* EXERCISE GOAL *
Count every line in the entries that contains "this". Report that count alone.

(Rows from a dataset of charts and code)
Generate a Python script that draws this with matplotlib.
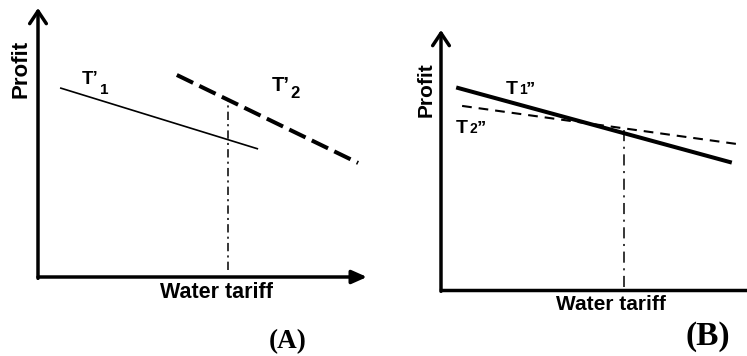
import matplotlib
matplotlib.use("Agg")
import matplotlib.pyplot as plt

# figure size in pixels
W, H = 747, 356

# panel A (tariff / profit in arbitrary units 0-10)
a_t1_x = [0.67, 6.69]
a_t1_y = [7.03, 4.76]
a_t2_x = [4.22, 9.73]
a_t2_y = [7.51, 4.24]
a_vline_x = 5.78
a_vline_y = [0.26, 6.58]

# panel B
b_t1_x = [0.56, 9.44]
b_t1_y = [7.77, 4.92]
b_t2_x = [0.69, 9.64]
b_t2_y = [7.08, 5.62]
b_vline_x = 5.98
b_vline_y = [0.12, 6.15]

plt.rcParams['font.family'] = ['Liberation Sans', 'DejaVu Sans']
plt.rcParams['lines.scale_dashes'] = False

fig = plt.figure(figsize=(W / 100, H / 100), dpi=100)


def panel_axes(left, axis_y, right, top):
    # rectangle given in pixels (y measured from top of image)
    ax = fig.add_axes([left / W, (H - axis_y) / H, (right - left) / W, (axis_y - top) / H])
    ax.set_xlim(0, 10)
    ax.set_ylim(0, 10)
    ax.axis('off')
    return ax


def ftext(x, y, s, **kw):
    # place text in pixel coords (y from top)
    fig.text(x / W, 1 - y / H, s, **kw)


# ---- panel A ----
axA = panel_axes(38, 277, 367, 8)
axA.annotate('', xy=(0, 10), xytext=(0, -0.05),
             arrowprops=dict(arrowstyle='->,head_length=0.45,head_width=0.3', lw=2.5,
                             color='k', shrinkA=0, shrinkB=0, mutation_scale=20))
axA.annotate('', xy=(10, 0), xytext=(0, 0),
             arrowprops=dict(arrowstyle='-|>,head_length=0.45,head_width=0.2', lw=2.5,
                             color='k', shrinkA=0, shrinkB=0, mutation_scale=20))
axA.plot(a_t1_x, a_t1_y, color='k', lw=1.2, solid_capstyle='butt')
axA.plot(a_t2_x, a_t2_y, color='k', lw=2.9, dashes=(13, 5))
axA.plot([a_vline_x, a_vline_x], a_vline_y, color='k', lw=1.1, dashes=(6, 3, 1.5, 3))

ftext(21, 69, 'Profit', rotation=90, ha='center', va='center', fontsize=16, fontweight='bold')
ftext(217, 292, 'Water tariff', ha='center', va='center', fontsize=15.5, fontweight='bold')
ftext(82, 84, 'T\u2019', ha='left', va='baseline', fontsize=13.5, fontweight='bold')
ftext(100, 94, '1', ha='left', va='baseline', fontsize=11, fontweight='bold')
ftext(272, 91, 'T\u2019', ha='left', va='baseline', fontsize=14.5, fontweight='bold')
ftext(290, 98, '2', ha='left', va='baseline', fontsize=12, fontweight='bold')
ftext(288, 342, '(A)', ha='center', va='center', fontsize=19.5, fontweight='bold',
      family='Liberation Serif')

# ---- panel B ----
axB = panel_axes(441, 290, 747, 30)
axB.annotate('', xy=(0, 10), xytext=(0, -0.05),
             arrowprops=dict(arrowstyle='->,head_length=0.45,head_width=0.3', lw=2.5,
                             color='k', shrinkA=0, shrinkB=0, mutation_scale=20))
axB.plot([0, 10.2], [0, 0], color='k', lw=2.5, clip_on=False)
axB.plot(b_t1_x, b_t1_y, color='k', lw=2.9)
axB.plot(b_t2_x, b_t2_y, color='k', lw=1.5, dashes=(7, 5))
axB.plot([b_vline_x, b_vline_x], b_vline_y, color='k', lw=1.1, dashes=(8, 4, 1.5, 4))

ftext(426, 90, 'Profit', rotation=90, ha='center', va='center', fontsize=15, fontweight='bold')
ftext(611, 304, 'Water tariff', ha='center', va='center', fontsize=15, fontweight='bold')
ftext(506, 94, 'T', ha='left', va='baseline', fontsize=14, fontweight='bold')
ftext(519, 94, '1', ha='left', va='baseline', fontsize=10, fontweight='bold')
ftext(526, 94, '\u2019\u2019', ha='left', va='baseline', fontsize=14, fontweight='bold')
ftext(456, 133, 'T', ha='left', va='baseline', fontsize=14, fontweight='bold')
ftext(469, 133, '2', ha='left', va='baseline', fontsize=10, fontweight='bold')
ftext(477, 133, '\u2019\u2019', ha='left', va='baseline', fontsize=14, fontweight='bold')
ftext(708, 336, '(B)', ha='center', va='center', fontsize=24, fontweight='bold',
      family='Liberation Serif')

fig.savefig('out.png', dpi=100)
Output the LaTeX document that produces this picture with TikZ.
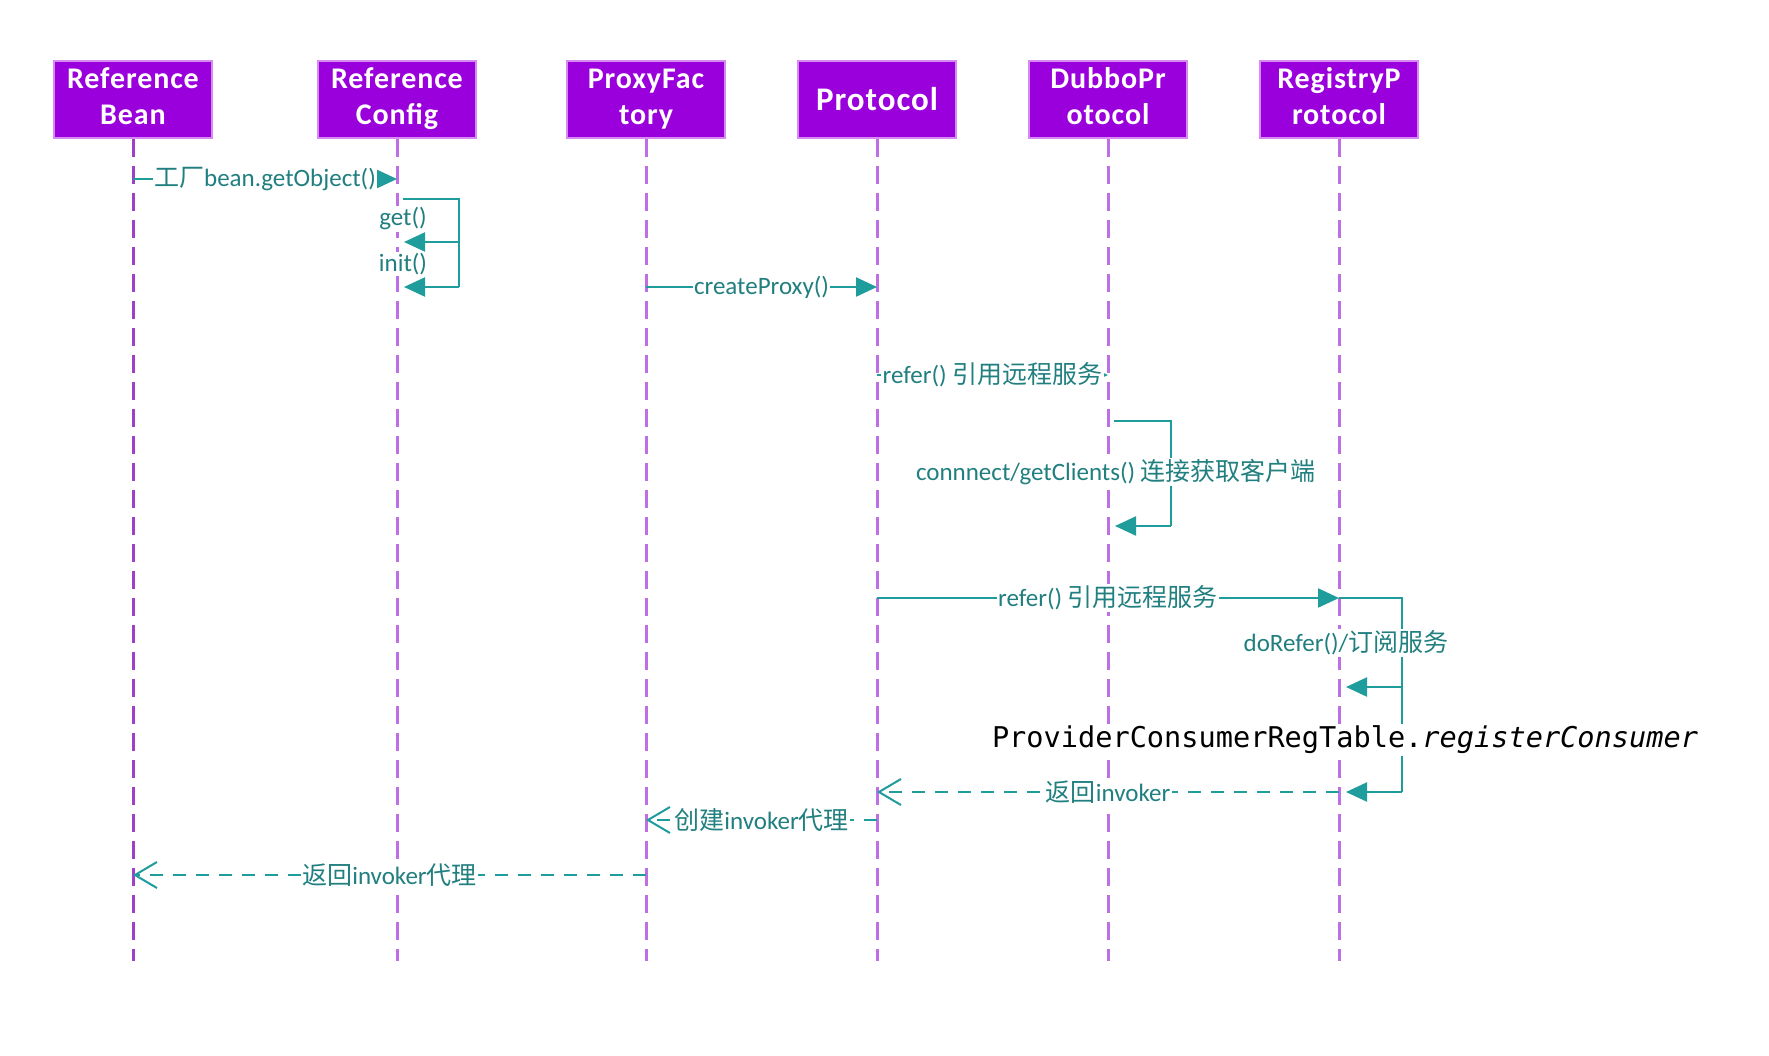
\documentclass[tikz,border=0pt]{standalone}
\usepackage{fontspec}
\setmainfont{Carlito}
\setmonofont{DejaVu Sans Mono}
\newfontfamily\cjk{Noto Sans CJK SC}
\newfontfamily\headfont[LetterSpace=3]{Carlito}
\usetikzlibrary{arrows.meta}
\definecolor{boxfill}{HTML}{9A00DC}
\definecolor{boxline}{HTML}{D58BF2}
\definecolor{life}{HTML}{BE6FE6}
\definecolor{lifedark}{HTML}{A040C8}
\definecolor{msg}{HTML}{1F9C9C}
\definecolor{msgtext}{HTML}{217F80}
\newcommand\zh[1]{{\cjk #1}}

\begin{document}
\begin{tikzpicture}[x=1pt,y=-1pt,
  actor/.style={draw=boxline, line width=1.5pt, fill=boxfill, minimum width=158pt,
    minimum height=77pt, inner sep=0pt, text=white, align=center,
    font=\headfont\bfseries\fontsize{30}{36}\selectfont},
  lifeline/.style={draw=life, line width=3pt, dash pattern=on 18pt off 9pt},
  call/.style={draw=msg, line width=2.2pt, -{Triangle[length=21pt,width=19pt]}},
  ret/.style={draw=msg, line width=2.2pt, dash pattern=on 13pt off 10pt,
    -{Straight Barb[length=22pt,width=26pt,line width=2pt]}},
  loopline/.style={draw=msg, line width=2.2pt},
  lbl/.style={fill=white, text=msgtext, inner sep=1.5pt, font=\fontsize{25}{28}\selectfont},
]
\useasboundingbox (0,0) rectangle (1769,1055);

% participants
\node[actor] (rb) at (133,99.5) {Reference\strut\\Bean\strut};
\node[actor] (rc) at (397,99.5) {Reference\strut\\Config\strut};
\node[actor] (pf) at (646,99.5) {ProxyFac\strut\\tory\strut};
\node[actor, font=\headfont\bfseries\fontsize{33}{36}\selectfont] (p) at (877,99.5) {Protocol};
\node[actor] (dp) at (1108,99.5) {DubboPr\strut\\otocol\strut};
\node[actor] (rp) at (1339,99.5) {RegistryP\strut\\rotocol\strut};

% lifeline ends
\coordinate (rbend) at (133,961);
\coordinate (rcend) at (397,961);
\coordinate (pfend) at (646,961);
\coordinate (pend) at (877,961);
\coordinate (dpend) at (1108,961);
\coordinate (rpend) at (1339,961);

\draw[lifeline, draw=lifedark] (rb.south) -- (rbend);
\draw[lifeline] (rc.south) -- (rcend);
\draw[lifeline] (pf.south) -- (pfend);
\draw[lifeline] (p.south) -- (pend);
\draw[lifeline] (dp.south) -- (dpend);
\draw[lifeline] (rp.south) -- (rpend);

% redraw boxes over lifeline tops
\node[actor] at (rb) {Reference\strut\\Bean\strut};
\node[actor] at (rc) {Reference\strut\\Config\strut};
\node[actor] at (pf) {ProxyFac\strut\\tory\strut};
\node[actor, font=\headfont\bfseries\fontsize{33}{36}\selectfont] at (p) {Protocol};
\node[actor] at (dp) {DubboPr\strut\\otocol\strut};
\node[actor] at (rp) {RegistryP\strut\\rotocol\strut};

% ReferenceBean -> ReferenceConfig
\draw[call] (rb |- 0,179) -- (rc |- 0,179)
  node[midway, lbl] {\zh{工厂}bean.getObject()};

% ReferenceConfig self calls
\coordinate (rcA) at (403,199);
\coordinate (rcB) at (459,199);
\coordinate (rcC) at (459,242);
\coordinate (rcD) at (459,287);
\coordinate (rcG) at (404,242);
\coordinate (rcI) at (404,287);
\draw[loopline] (rcA) -- (rcB) -- (rcD);
\draw[call] (rcC) -- (rcG);
\draw[call] (rcD) -- (rcI);
\node[lbl] (getl) at (403,219) {get()};
\node[lbl] (initl) at (403,264) {init()};

% ProxyFactory -> Protocol
\draw[call] (pf |- 0,287) -- (p |- 0,287) node[midway, lbl] {createProxy()};

% Protocol -> DubboProtocol
\draw[call] (p |- 0,375) -- (dp |- 0,375) node[midway, lbl] {refer() \zh{引用远程服务}};

% DubboProtocol self call
\coordinate (dpA) at (1114,421);
\coordinate (dpB) at (1171,421);
\coordinate (dpC) at (1171,526);
\coordinate (dpD) at (1115,526);
\draw[loopline] (dpA) -- (dpB) -- (dpC);
\draw[call] (dpC) -- (dpD);
\node[lbl] (dpl) at (1116,472) {connnect/getClients() \zh{连接获取客户端}};

% Protocol -> RegistryProtocol
\draw[call] (p |- 0,598) -- (rp |- 0,598) node[midway, lbl] {refer() \zh{引用远程服务}};

% RegistryProtocol self calls
\coordinate (rpA) at (1339,598);
\coordinate (rpB) at (1402,598);
\coordinate (rpC) at (1402,687);
\coordinate (rpD) at (1402,792);
\coordinate (rpG) at (1346,687);
\coordinate (rpI) at (1346,792);
\draw[loopline] (rpA) -- (rpB) -- (rpD);
\draw[call] (rpC) -- (rpG);
\draw[call] (rpD) -- (rpI);
\node[lbl] (rpl) at (1346,643) {doRefer()/\zh{订阅服务}};
\node[lbl, text=black, font=\ttfamily\fontsize{28.6}{32}\selectfont] (regl) at (1345,740)
  {ProviderConsumerRegTable.\textit{registerConsumer}};

% returns
\draw[ret] (rp |- 0,792) -- (p |- 0,792) node[midway, lbl] {\zh{返回}invoker};
\draw[ret] (p |- 0,820) -- (pf |- 0,820) node[midway, lbl] {\zh{创建}invoker\zh{代理}};
\draw[ret] (pf |- 0,875) -- (rb |- 0,875) node[midway, lbl] {\zh{返回}invoker\zh{代理}};
\end{tikzpicture}
\end{document}
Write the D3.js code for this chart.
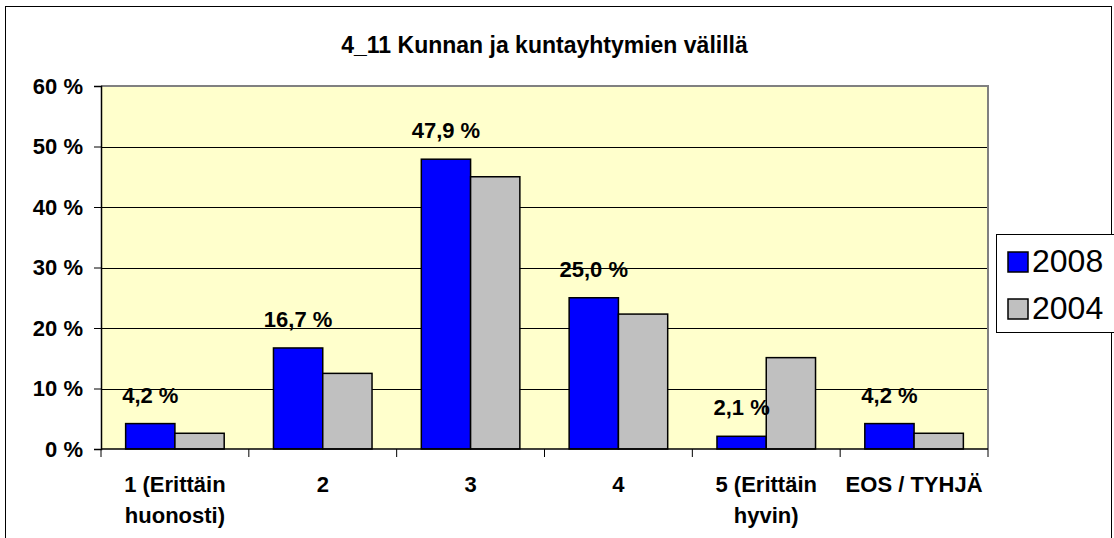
<!DOCTYPE html>
<html lang="en">
<head>
<meta charset="UTF-8">
<title>4_11 Kunnan ja kuntayhtymien välillä</title>
<script src="https://cdn.jsdelivr.net/npm/d3@7/dist/d3.min.js"></script>
<style>
  body { margin: 0; background: #fff; }
  svg text { font-family: "Liberation Sans", Arial, sans-serif; }
</style>
</head>
<body>
<div id="chart"></div>
<script>
// data
let categories = [["1 (Erittäin", "huonosti)"], ["2"], ["3"], ["4"], ["5 (Erittäin", "hyvin)"], ["EOS / TYHJÄ"]]
let series = ["2008", "2004"]
let values2008 = [4.2, 16.7, 47.9, 25.0, 2.1, 4.2]
let values2004 = [2.6, 12.5, 45.0, 22.3, 15.1, 2.6]
let yTicks = [0, 10, 20, 30, 40, 50, 60]
let colors = ["#0000ff", "#c0c0c0"]

let width = 1114, height = 538
let plot = {left: 101, right: 988, top: 86, bottom: 449}

let svg = d3.select("#chart").append("svg")
    .attr("width", width)
    .attr("height", height)

// chart area border
svg.append("rect")
    .attr("x", 5.5).attr("y", 6.5)
    .attr("width", 1106).attr("height", 545)
    .attr("fill", "#fff").attr("stroke", "#000").attr("stroke-width", 1)

let x = d3.scaleBand()
    .domain(d3.range(categories.length))
    .range([plot.left, plot.right])
let x1 = d3.scaleBand()
    .domain(series)
    .range([0, x.bandwidth()])
    .paddingOuter(0.5)
let y = d3.scaleLinear()
    .domain([0, 60])
    .range([plot.bottom, plot.top])

// plot background
svg.append("rect")
    .attr("x", plot.left).attr("y", plot.top)
    .attr("width", plot.right - plot.left).attr("height", plot.bottom - plot.top)
    .attr("fill", "#ffffcc")

// gridlines
svg.append("g")
    .selectAll("line")
    .data(yTicks.filter(d => d > 0 && d < 60))
    .enter().append("line")
    .attr("x1", plot.left).attr("x2", plot.right)
    .attr("y1", d => Math.round(y(d)) + 0.5).attr("y2", d => Math.round(y(d)) + 0.5)
    .attr("stroke", "#000").attr("stroke-width", 1)

// plot border top/right (gray)
svg.append("path")
    .attr("d", `M${plot.left},${plot.top}H${plot.right}V${plot.bottom}`)
    .attr("fill", "none").attr("stroke", "#808080").attr("stroke-width", 2)

// bars
let rows = values2008.map((v, i) => ({i: i, vals: [values2008[i], values2004[i]]}))
let groups = svg.selectAll("g.cat")
    .data(rows)
    .enter().append("g")
    .attr("class", "cat")
    .attr("transform", d => "translate(" + x(d.i) + ",0)")

groups.selectAll("rect")
    .data(d => d.vals.map((v, j) => ({s: series[j], v: v, j: j})))
    .enter().append("rect")
    .attr("x", d => x1(d.s))
    .attr("y", d => y(d.v))
    .attr("width", x1.bandwidth())
    .attr("height", d => y(0) - y(d.v))
    .attr("fill", d => colors[d.j])
    .attr("stroke", "#000")
    .attr("stroke-width", 1.5)

// data labels for 2008
groups.append("text")
    .attr("x", x1("2008") + x1.bandwidth() / 2)
    .attr("y", d => y(d.vals[0]) - 21)
    .attr("text-anchor", "middle")
    .attr("font-weight", "bold")
    .attr("font-size", 22)
    .text(d => d.vals[0].toFixed(1).replace(".", ",") + " %")

// y axis
let yAxis = svg.append("g")
    .attr("transform", "translate(" + plot.left + ",0)")
    .call(d3.axisLeft(y).tickValues(yTicks).tickSize(7).tickPadding(11).tickFormat(d => d + " %"))
yAxis.select(".domain").attr("stroke", "#000").attr("stroke-width", 1.5)
yAxis.selectAll("text")
    .attr("font-size", 22).attr("font-weight", "bold")
    .attr("font-family", "Liberation Sans, Arial, sans-serif")
    .attr("fill", "#000")

// x axis
let xAxis = svg.append("g")
    .attr("transform", "translate(0," + plot.bottom + ")")
let xTickPos = d3.range(categories.length + 1).map(i => plot.left + i * x.bandwidth())
xAxis.append("line")
    .attr("x1", plot.left).attr("x2", plot.right)
    .attr("y1", 0).attr("y2", 0)
    .attr("stroke", "#000").attr("stroke-width", 1.5)
xAxis.selectAll("line.tick")
    .data(xTickPos)
    .enter().append("line")
    .attr("class", "tick")
    .attr("x1", d => d).attr("x2", d => d)
    .attr("y1", 0).attr("y2", 8)
    .attr("stroke", "#000").attr("stroke-width", 1)
let xLabels = xAxis.selectAll("text")
    .data(categories)
    .enter().append("text")
    .attr("x", (d, i) => x(i) + x.bandwidth() / 2)
    .attr("y", 43)
    .attr("text-anchor", "middle")
    .attr("font-weight", "bold")
    .attr("font-size", 22)
xLabels.selectAll("tspan")
    .data(d => d)
    .enter().append("tspan")
    .attr("x", function () { return d3.select(this.parentNode).attr("x") })
    .attr("dy", (d, i) => i === 0 ? 0 : 31)
    .text(d => d)

// title
svg.append("text")
    .attr("x", (plot.left + plot.right) / 2)
    .attr("y", 53)
    .attr("text-anchor", "middle")
    .attr("font-weight", "bold")
    .attr("font-size", 23)
    .text("4_11 Kunnan ja kuntayhtymien välillä")

// legend
let legend = svg.append("g")
legend.append("rect")
    .attr("x", 996.5).attr("y", 234.5)
    .attr("width", 130).attr("height", 98)
    .attr("fill", "#fff").attr("stroke", "#000").attr("stroke-width", 1)
let li = legend.selectAll("g.item")
    .data(series)
    .enter().append("g")
    .attr("class", "item")
    .attr("transform", (d, i) => "translate(1008," + (252 + i * 47) + ")")
li.append("rect")
    .attr("width", 20).attr("height", 20)
    .attr("fill", (d, i) => colors[i])
    .attr("stroke", "#000").attr("stroke-width", 1.5)
li.append("text")
    .attr("x", 24).attr("y", 20)
    .attr("font-size", 32)
    .text(d => d)
</script>
</body>
</html>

* OUTPUT *
4